Source material |

□ □ □

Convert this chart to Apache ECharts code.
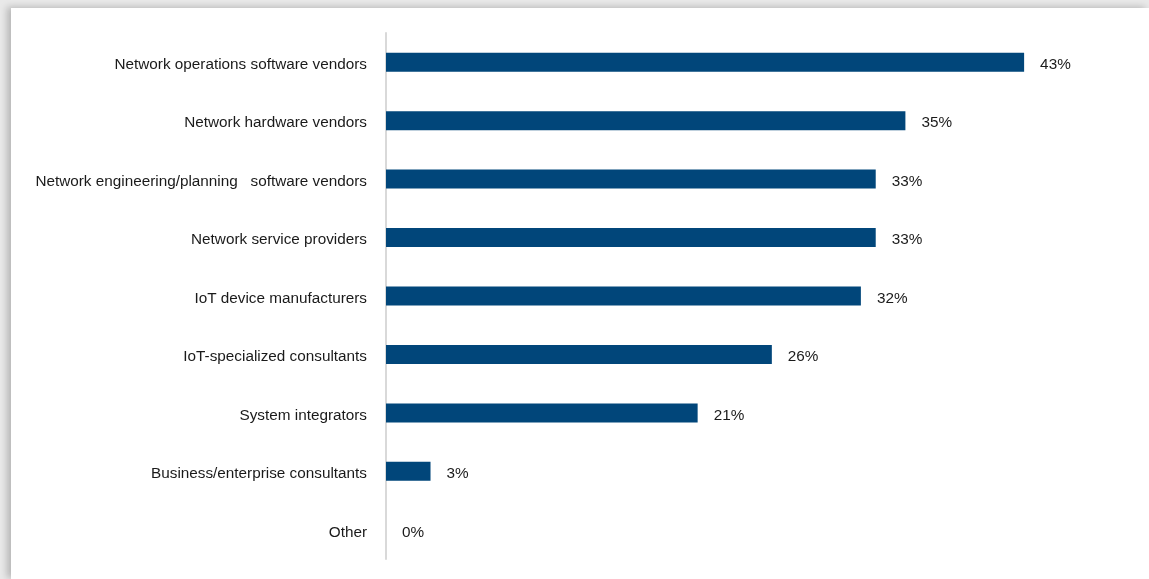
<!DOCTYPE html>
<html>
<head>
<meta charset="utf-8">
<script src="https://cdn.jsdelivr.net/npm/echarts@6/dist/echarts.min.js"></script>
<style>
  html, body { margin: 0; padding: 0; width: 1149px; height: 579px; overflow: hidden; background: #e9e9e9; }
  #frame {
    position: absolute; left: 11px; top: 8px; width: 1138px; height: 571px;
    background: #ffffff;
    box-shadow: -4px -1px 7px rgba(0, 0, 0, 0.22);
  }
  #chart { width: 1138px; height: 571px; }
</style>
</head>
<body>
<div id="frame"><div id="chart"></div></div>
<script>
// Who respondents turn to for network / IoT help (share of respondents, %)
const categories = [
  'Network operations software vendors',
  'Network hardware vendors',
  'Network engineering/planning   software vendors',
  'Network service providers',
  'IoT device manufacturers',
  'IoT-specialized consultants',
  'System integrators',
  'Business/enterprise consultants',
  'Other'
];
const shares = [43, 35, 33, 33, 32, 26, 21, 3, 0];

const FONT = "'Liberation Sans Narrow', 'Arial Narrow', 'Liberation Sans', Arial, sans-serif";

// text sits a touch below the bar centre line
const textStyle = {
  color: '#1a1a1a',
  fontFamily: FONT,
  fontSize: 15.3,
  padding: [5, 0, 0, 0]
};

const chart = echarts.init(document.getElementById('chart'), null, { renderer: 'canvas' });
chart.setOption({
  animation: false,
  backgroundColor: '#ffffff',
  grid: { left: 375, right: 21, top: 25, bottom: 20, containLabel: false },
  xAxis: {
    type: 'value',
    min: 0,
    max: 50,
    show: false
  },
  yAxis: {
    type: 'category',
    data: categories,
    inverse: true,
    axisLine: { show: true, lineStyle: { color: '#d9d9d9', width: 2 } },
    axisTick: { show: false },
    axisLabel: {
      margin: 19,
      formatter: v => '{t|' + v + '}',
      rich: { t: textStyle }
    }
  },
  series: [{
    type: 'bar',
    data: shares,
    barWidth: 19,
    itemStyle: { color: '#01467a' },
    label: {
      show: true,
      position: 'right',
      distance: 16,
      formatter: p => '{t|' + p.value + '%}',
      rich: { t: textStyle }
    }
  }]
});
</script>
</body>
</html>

□ □ □

Exercise task |
Restate the entire listing word for word, excluding pictures.

Finished exercise |
Convert this chart to Apache ECharts code.
<!DOCTYPE html>
<html>
<head>
<meta charset="utf-8">
<script src="https://cdn.jsdelivr.net/npm/echarts@6/dist/echarts.min.js"></script>
<style>
  html, body { margin: 0; padding: 0; width: 1149px; height: 579px; overflow: hidden; background: #e9e9e9; }
  #frame {
    position: absolute; left: 11px; top: 8px; width: 1138px; height: 571px;
    background: #ffffff;
    box-shadow: -4px -1px 7px rgba(0, 0, 0, 0.22);
  }
  #chart { width: 1138px; height: 571px; }
</style>
</head>
<body>
<div id="frame"><div id="chart"></div></div>
<script>
// Who respondents turn to for network / IoT help (share of respondents, %)
const categories = [
  'Network operations software vendors',
  'Network hardware vendors',
  'Network engineering/planning   software vendors',
  'Network service providers',
  'IoT device manufacturers',
  'IoT-specialized consultants',
  'System integrators',
  'Business/enterprise consultants',
  'Other'
];
const shares = [43, 35, 33, 33, 32, 26, 21, 3, 0];

const FONT = "'Liberation Sans Narrow', 'Arial Narrow', 'Liberation Sans', Arial, sans-serif";

// text sits a touch below the bar centre line
const textStyle = {
  color: '#1a1a1a',
  fontFamily: FONT,
  fontSize: 15.3,
  padding: [5, 0, 0, 0]
};

const chart = echarts.init(document.getElementById('chart'), null, { renderer: 'canvas' });
chart.setOption({
  animation: false,
  backgroundColor: '#ffffff',
  grid: { left: 375, right: 21, top: 25, bottom: 20, containLabel: false },
  xAxis: {
    type: 'value',
    min: 0,
    max: 50,
    show: false
  },
  yAxis: {
    type: 'category',
    data: categories,
    inverse: true,
    axisLine: { show: true, lineStyle: { color: '#d9d9d9', width: 2 } },
    axisTick: { show: false },
    axisLabel: {
      margin: 19,
      formatter: v => '{t|' + v + '}',
      rich: { t: textStyle }
    }
  },
  series: [{
    type: 'bar',
    data: shares,
    barWidth: 19,
    itemStyle: { color: '#01467a' },
    label: {
      show: true,
      position: 'right',
      distance: 16,
      formatter: p => '{t|' + p.value + '%}',
      rich: { t: textStyle }
    }
  }]
});
</script>
</body>
</html>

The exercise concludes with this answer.